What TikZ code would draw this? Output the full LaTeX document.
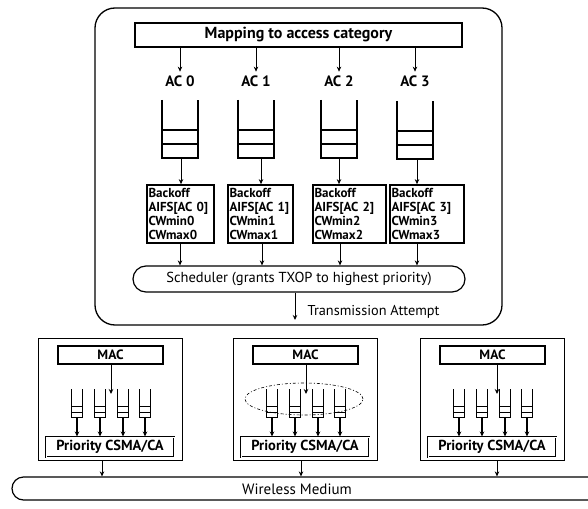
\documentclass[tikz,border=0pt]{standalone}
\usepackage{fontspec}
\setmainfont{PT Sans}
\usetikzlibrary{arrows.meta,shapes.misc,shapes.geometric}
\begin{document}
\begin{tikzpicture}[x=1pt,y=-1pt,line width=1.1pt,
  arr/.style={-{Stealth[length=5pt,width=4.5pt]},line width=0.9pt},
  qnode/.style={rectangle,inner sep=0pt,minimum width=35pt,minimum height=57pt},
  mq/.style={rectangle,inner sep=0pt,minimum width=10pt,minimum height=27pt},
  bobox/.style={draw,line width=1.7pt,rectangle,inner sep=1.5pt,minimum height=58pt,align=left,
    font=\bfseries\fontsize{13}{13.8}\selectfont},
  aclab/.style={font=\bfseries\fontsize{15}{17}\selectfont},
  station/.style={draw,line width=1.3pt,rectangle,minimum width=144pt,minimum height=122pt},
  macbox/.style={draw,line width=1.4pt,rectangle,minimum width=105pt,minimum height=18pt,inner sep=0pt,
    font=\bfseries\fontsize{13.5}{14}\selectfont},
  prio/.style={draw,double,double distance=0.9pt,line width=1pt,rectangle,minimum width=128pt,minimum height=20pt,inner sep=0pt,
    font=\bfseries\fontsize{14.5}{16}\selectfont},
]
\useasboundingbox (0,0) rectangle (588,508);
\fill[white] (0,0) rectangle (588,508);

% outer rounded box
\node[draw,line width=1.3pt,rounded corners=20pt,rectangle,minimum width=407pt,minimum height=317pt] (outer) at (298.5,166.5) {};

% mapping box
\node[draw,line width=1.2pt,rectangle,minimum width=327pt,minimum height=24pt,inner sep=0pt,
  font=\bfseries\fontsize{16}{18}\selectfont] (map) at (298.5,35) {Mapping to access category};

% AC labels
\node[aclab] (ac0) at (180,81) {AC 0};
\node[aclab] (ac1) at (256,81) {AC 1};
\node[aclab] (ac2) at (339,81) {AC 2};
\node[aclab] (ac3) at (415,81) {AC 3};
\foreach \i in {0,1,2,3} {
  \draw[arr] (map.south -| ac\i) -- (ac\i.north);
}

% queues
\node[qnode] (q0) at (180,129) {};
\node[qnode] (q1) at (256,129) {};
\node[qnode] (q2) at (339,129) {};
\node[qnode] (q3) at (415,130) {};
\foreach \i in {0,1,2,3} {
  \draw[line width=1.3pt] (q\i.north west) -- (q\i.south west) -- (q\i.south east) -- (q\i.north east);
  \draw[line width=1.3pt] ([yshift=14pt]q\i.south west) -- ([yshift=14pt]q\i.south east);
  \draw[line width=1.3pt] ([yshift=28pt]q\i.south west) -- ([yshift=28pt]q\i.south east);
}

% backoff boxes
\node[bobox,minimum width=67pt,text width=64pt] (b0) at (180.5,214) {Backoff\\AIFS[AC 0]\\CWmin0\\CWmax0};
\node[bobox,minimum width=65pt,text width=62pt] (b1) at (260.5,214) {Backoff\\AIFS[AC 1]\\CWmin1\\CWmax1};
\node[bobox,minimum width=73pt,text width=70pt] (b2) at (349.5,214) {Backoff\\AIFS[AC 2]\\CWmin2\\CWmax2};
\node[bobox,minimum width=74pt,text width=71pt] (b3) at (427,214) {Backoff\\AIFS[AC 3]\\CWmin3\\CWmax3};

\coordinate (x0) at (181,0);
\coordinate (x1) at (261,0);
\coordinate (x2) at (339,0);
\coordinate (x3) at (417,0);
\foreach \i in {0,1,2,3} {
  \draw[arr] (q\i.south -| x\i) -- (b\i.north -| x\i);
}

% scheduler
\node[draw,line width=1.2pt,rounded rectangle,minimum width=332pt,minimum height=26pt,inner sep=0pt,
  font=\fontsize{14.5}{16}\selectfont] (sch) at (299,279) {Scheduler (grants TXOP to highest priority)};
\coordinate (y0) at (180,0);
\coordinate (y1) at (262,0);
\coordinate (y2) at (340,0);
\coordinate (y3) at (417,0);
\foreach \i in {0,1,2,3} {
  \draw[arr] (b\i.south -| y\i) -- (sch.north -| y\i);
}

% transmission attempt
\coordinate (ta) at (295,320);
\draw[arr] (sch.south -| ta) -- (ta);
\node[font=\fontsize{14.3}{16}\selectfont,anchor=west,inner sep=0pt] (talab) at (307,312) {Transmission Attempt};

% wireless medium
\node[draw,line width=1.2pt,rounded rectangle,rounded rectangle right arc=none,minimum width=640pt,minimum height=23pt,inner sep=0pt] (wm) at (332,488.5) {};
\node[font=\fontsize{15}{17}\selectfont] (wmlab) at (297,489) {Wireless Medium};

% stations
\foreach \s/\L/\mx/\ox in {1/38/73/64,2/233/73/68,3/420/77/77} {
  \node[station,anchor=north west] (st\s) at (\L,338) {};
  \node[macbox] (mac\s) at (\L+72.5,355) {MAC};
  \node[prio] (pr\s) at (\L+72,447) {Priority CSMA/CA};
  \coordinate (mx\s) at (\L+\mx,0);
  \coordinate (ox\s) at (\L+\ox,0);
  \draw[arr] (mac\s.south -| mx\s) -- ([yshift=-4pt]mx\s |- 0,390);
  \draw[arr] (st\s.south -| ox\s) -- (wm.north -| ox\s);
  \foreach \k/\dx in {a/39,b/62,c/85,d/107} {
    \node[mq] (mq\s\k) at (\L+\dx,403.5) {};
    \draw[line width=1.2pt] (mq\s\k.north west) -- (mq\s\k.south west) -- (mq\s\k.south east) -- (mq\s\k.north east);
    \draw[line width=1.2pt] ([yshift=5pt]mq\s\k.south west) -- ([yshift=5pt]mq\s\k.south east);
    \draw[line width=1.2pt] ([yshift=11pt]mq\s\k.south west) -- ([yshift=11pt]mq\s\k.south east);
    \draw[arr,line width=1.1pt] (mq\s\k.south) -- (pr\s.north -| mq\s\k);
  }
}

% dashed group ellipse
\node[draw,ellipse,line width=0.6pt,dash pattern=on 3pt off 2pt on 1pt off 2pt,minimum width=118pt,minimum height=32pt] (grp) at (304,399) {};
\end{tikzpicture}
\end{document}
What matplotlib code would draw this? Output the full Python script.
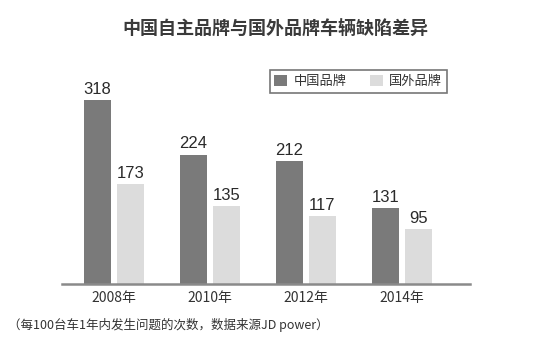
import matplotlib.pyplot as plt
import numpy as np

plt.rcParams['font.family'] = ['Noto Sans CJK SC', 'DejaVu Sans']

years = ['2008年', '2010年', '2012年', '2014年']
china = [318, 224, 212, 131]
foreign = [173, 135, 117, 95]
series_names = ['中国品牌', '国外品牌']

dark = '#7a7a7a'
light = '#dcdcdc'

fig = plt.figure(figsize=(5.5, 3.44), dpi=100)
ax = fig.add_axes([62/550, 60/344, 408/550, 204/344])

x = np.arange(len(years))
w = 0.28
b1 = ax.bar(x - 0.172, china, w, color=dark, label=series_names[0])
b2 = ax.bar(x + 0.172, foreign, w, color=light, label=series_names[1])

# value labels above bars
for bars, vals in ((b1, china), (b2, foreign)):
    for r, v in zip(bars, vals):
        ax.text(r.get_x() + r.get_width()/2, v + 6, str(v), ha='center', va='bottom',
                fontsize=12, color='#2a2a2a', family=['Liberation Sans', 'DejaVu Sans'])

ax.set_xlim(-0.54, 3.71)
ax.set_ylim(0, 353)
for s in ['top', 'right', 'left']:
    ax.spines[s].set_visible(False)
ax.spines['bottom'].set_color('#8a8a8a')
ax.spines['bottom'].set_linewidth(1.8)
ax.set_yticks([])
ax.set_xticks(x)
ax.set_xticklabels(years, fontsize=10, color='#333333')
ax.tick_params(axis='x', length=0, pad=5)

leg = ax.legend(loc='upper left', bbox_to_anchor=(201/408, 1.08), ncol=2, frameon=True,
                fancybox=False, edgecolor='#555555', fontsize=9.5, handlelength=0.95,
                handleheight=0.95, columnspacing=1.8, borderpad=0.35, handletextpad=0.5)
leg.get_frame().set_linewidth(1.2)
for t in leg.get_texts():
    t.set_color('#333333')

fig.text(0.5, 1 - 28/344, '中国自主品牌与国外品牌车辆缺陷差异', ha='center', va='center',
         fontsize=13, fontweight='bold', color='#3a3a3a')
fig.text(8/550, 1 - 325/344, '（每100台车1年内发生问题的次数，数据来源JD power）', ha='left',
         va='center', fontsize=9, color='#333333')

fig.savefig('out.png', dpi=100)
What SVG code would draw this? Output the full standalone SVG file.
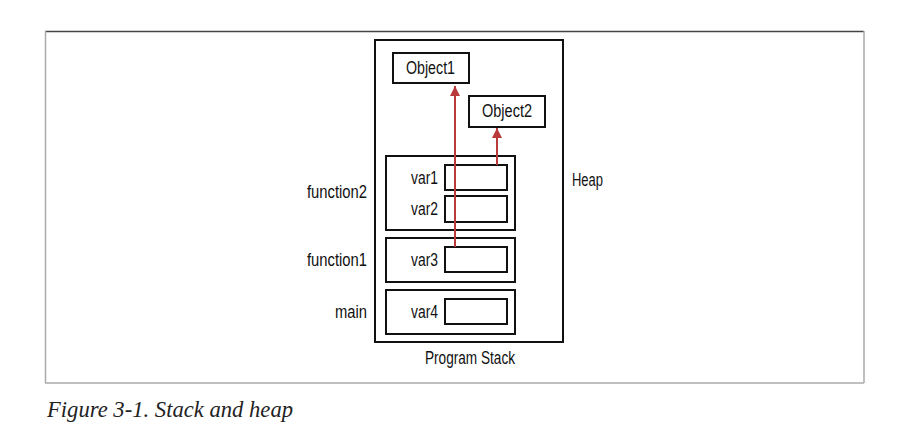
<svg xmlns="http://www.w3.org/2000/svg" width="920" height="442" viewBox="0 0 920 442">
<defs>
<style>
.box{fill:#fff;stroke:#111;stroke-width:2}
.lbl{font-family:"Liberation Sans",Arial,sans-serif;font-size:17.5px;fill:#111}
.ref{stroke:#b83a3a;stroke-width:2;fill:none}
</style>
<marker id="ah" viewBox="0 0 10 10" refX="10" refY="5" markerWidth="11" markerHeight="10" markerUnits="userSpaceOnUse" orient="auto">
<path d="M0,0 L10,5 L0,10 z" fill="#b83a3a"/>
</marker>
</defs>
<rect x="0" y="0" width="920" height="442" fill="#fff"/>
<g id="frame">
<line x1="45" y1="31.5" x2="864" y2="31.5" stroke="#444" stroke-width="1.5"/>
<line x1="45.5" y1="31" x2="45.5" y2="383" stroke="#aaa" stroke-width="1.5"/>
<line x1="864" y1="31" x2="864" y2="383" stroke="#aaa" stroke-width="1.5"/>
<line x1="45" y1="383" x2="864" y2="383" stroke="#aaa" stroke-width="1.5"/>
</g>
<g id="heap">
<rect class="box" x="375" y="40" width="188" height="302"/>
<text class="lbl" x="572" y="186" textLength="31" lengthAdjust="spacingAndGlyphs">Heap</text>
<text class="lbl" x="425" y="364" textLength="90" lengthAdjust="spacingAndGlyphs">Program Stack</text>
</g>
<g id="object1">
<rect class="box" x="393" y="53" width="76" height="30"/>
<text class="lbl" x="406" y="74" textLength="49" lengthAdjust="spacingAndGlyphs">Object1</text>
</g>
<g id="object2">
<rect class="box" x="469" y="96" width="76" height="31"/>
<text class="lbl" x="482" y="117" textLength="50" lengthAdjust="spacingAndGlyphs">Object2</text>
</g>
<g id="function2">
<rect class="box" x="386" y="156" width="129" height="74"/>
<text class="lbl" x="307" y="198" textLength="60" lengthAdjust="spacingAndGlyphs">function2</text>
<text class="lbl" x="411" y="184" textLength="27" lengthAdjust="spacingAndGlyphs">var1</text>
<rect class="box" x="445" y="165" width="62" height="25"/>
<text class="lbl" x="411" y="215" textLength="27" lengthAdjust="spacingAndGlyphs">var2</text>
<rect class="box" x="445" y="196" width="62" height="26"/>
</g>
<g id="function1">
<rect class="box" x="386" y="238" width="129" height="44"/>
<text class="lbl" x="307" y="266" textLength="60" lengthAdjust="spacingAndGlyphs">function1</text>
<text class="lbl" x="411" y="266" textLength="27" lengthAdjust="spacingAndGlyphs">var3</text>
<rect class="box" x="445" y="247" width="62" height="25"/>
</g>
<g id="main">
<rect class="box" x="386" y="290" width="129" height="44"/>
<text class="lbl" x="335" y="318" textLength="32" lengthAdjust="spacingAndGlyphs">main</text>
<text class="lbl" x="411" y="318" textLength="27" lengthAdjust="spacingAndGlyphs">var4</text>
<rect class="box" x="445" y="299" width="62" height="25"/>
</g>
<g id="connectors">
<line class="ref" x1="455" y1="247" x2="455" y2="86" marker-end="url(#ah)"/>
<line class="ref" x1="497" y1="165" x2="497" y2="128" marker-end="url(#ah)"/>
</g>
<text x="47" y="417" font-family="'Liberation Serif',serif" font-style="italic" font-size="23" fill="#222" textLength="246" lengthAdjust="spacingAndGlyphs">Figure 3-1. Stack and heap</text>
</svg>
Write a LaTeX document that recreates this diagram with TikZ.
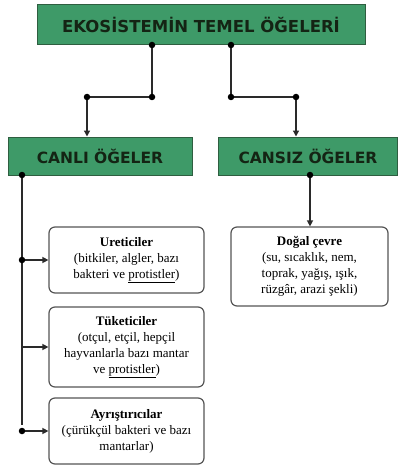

+++

> [Exercise aim]: Pull out every line of the records that includes the string "What".

> [Exercise result]:
What TikZ code would draw this? Output the full LaTeX document.
What matplotlib code would draw this? Output the full Python script.
What SVG code would draw this? Output the full standalone SVG file.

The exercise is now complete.